Please use this identifier to cite or link to this item: https://scholarbank.nus.edu.sg/handle/10635/246136
Title: ASKING THE WORLD TO SEE: IM/MOBILITIES IN REFUGEES' GROUP SELF-REPRESENTATION THROUGH THE PHOTOGRAPHY MAGAZINE ROHINGYATOGRAPHER.
Authors: LUISE NORA ROMMELSPACHER
Issue Date: 31-Mar-2023
Citation: LUISE NORA ROMMELSPACHER (2023-03-31). ASKING THE WORLD TO SEE: IM/MOBILITIES IN REFUGEES' GROUP SELF-REPRESENTATION THROUGH THE PHOTOGRAPHY MAGAZINE ROHINGYATOGRAPHER.. ScholarBank@NUS Repository.

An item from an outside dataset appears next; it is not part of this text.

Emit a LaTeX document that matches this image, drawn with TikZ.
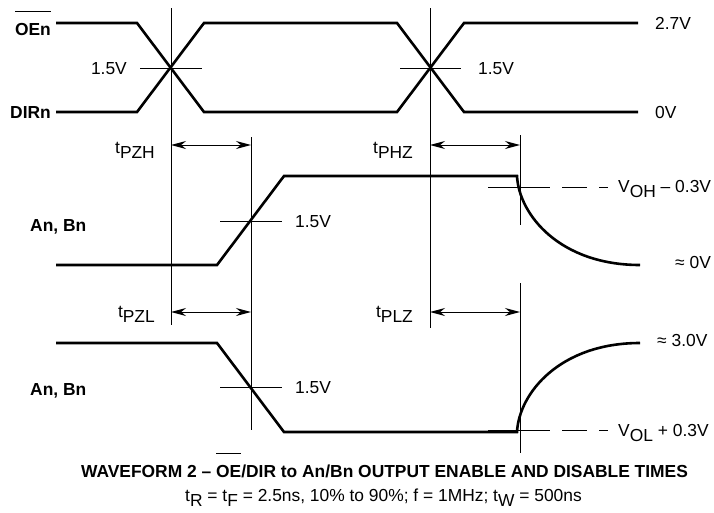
\documentclass[tikz,border=0pt]{standalone}
\usepackage{fontspec}
\setmainfont{Liberation Sans}
\usetikzlibrary{arrows.meta}
\newcommand{\lo}[1]{\raisebox{-5pt}{#1}}
\newcommand{\ovl}[1]{$\overline{\rule{0pt}{22.5pt}\mbox{#1}}$}
\begin{document}
\begin{tikzpicture}[x=1pt, y=-1pt,
        txt/.style={inner sep=0pt, font=\fontsize{17.4}{20}\selectfont},
        btxt/.style={txt, font=\fontsize{17.4}{20}\selectfont\bfseries},
        wave/.style={line width=2.6pt, line join=miter},
        guide/.style={line width=0.8pt},
        timing/.style={{Stealth[length=15pt,width=8pt]}-{Stealth[length=15pt,width=8pt]}, line width=1pt}]
        \useasboundingbox (0,0) rectangle (714,512);
        % reference lines
        \coordinate (e1t) at (171,8);   \coordinate (e1b) at (171,325);
        \coordinate (e2t) at (430,8);   \coordinate (e2b) at (430,328);
        \coordinate (m1t) at (251,137); \coordinate (m1b) at (251,430);
        \coordinate (m2t) at (520,135); \coordinate (m2m) at (520,225);
        \coordinate (m2n) at (520,283); \coordinate (m2b) at (520,453);
        \draw[guide] (e1t) -- (e1b);
        \draw[guide] (e2t) -- (e2b);
        \draw[guide] (m1t) -- (m1b);
        \draw[guide] (m2t) -- (m2m);
        \draw[guide] (m2n) -- (m2b);
        % OEn / DIRn
        \draw[wave] (56,23) -- (137,23) -- (204,112) -- (397,112) -- (464,23) -- (638,23);
        \draw[wave] (56,112) -- (137,112) -- (204,23) -- (397,23) -- (464,112) -- (638,112);
        \draw[guide] (140,68) -- (202,68);
        \draw[guide] (400,68) -- (461,68);
        \node[btxt, anchor=base east] (oe) at (51,35) {\ovl{OEn}};
        \node[btxt, anchor=base east] (dir) at (51,118) {DIRn};
        \node[txt, anchor=base east] (v1) at (127,74) {1.5V};
        \node[txt, anchor=base west] (v2) at (478,74) {1.5V};
        \node[txt, anchor=base west] (vh) at (655,29) {2.7V};
        \node[txt, anchor=base west] (vl) at (655,118) {0V};
        % enable / disable times
        \coordinate (pzhA) at (171,145); \coordinate (pzhB) at (251,145);
        \coordinate (phzA) at (430,145); \coordinate (phzB) at (520,145);
        \coordinate (pzlA) at (171,312); \coordinate (pzlB) at (251,312);
        \coordinate (plzA) at (430,312); \coordinate (plzB) at (520,312);
        \draw[timing] (pzhA) -- (pzhB);
        \draw[timing] (phzA) -- (phzB);
        \draw[timing] (pzlA) -- (pzlB);
        \draw[timing] (plzA) -- (plzB);
        \node[txt, anchor=base east] (tpzh) at (155,153) {t\lo{PZH}};
        \node[txt, anchor=base east] (tphz) at (413,153) {t\lo{PHZ}};
        \node[txt, anchor=base east] (tpzl) at (155,317) {t\lo{PZL}};
        \node[txt, anchor=base east] (tplz) at (413,317) {t\lo{PLZ}};
        % An, Bn going high
        \draw[wave] (56,265) -- (217,265) -- (284,176) -- (517,176)
          .. controls (519,215) and (560,265) .. (640,265);
        \draw[guide] (220,221) -- (282,221);
        \draw[guide, dash pattern={on 62pt off 12pt on 25pt off 12pt on 9pt}] (488,187) -- (608,187);
        \node[btxt, anchor=base west] (ab1) at (30,231) {An, Bn};
        \node[txt, anchor=base west] (v3) at (295,227) {1.5V};
        \node[txt, anchor=base west] (voh) at (618,192) {V\lo{OH} – 0.3V};
        \node[txt, anchor=base west] (z0) at (675,268) {≈ 0V};
        % An, Bn going low
        \draw[wave] (56,343) -- (217,343) -- (284,432) -- (517,432)
          .. controls (519,393) and (560,343) .. (640,343);
        \draw[guide] (220,387) -- (282,387);
        \draw[guide, dash pattern={on 62pt off 12pt on 25pt off 12pt on 9pt}] (488,430) -- (608,430);
        \node[btxt, anchor=base west] (ab2) at (30,395) {An, Bn};
        \node[txt, anchor=base west] (v4) at (295,393) {1.5V};
        \node[txt, anchor=base west] (vol) at (618,436) {V\lo{OL} + 0.3V};
        \node[txt, anchor=base west] (z3) at (657,346) {≈ 3.0V};
        % caption
        \node[btxt, anchor=base] (cap) at (384.5,477) {WAVEFORM 2 – \ovl{OE}/DIR to An/Bn OUTPUT ENABLE AND DISABLE TIMES};
        \node[txt, anchor=base] (cond) at (383.5,501) {t\lo{R} = t\lo{F} = 2.5ns, 10\% to 90\%; f = 1MHz; t\lo{W} = 500ns};
\end{tikzpicture}
\end{document}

Abstract: Turner suggests that while contemporary globalization creates mobilities for goods and services because of economic needs, it produces immobilities of people because of state system’s relies on sovereignty and borders. These productions of immobilities at borders are paralleled by denial to those rendered (temporarily) immobile to participate and actively represent themselves. As media is the site where questions of refugees’ positions in society, their rights, and livelihoods are negotiated, dominant representations protecting the (white) host society’s sensibilities reinvoke the state’s needs for sovereignty and securitization of borders. Mediatized refugee self-representation means that instead of being represented according to hegemonic, immobilizing discourses and by more powerful institutions like global news media, refugees are representing themselves according to their interests. An example for this, and the focus of this thesis is a photography magazine by Rohingya refugees from the camps in Cox’s Bazar titled Rohingyatographer. In analyzing this photography magazine both self-representation and representations and conceptions of different forms of mobilities and immobilities are explored, building on Khan and Smet’s perspectives on immobility. This thesis argues for understanding the Rohingyatographer as a form of group self-representation, building on Thumim’s perspective of the genre of self-representation and differentiating the meaning of representation into depiction and speaking for inspired by Spivak. This group self-representation addresses previous symbolic immobilizations but also serves to move the symbolic space in which Rohingya understand and see themselves. Through the Rohingyatographer, Rohingya ask to be seen by the world and to be seen how they see themselves and for the world to finally pay attention to solutions, the indignity of their situation, and the continuing lack of justice for the atrocities they endured. The Rohingyatographer is a collective portrait in service of dignified portrayal, group identity, and visual affirmation. As such the magazine represents both spatial immobility through ordinary daily camp life and a sense of temporal liminality tied to an understanding of the overall situation of the Rohingya community as deteriorating, which exists side by side with a desire for social mobility and a hope for a better future for Rohingya.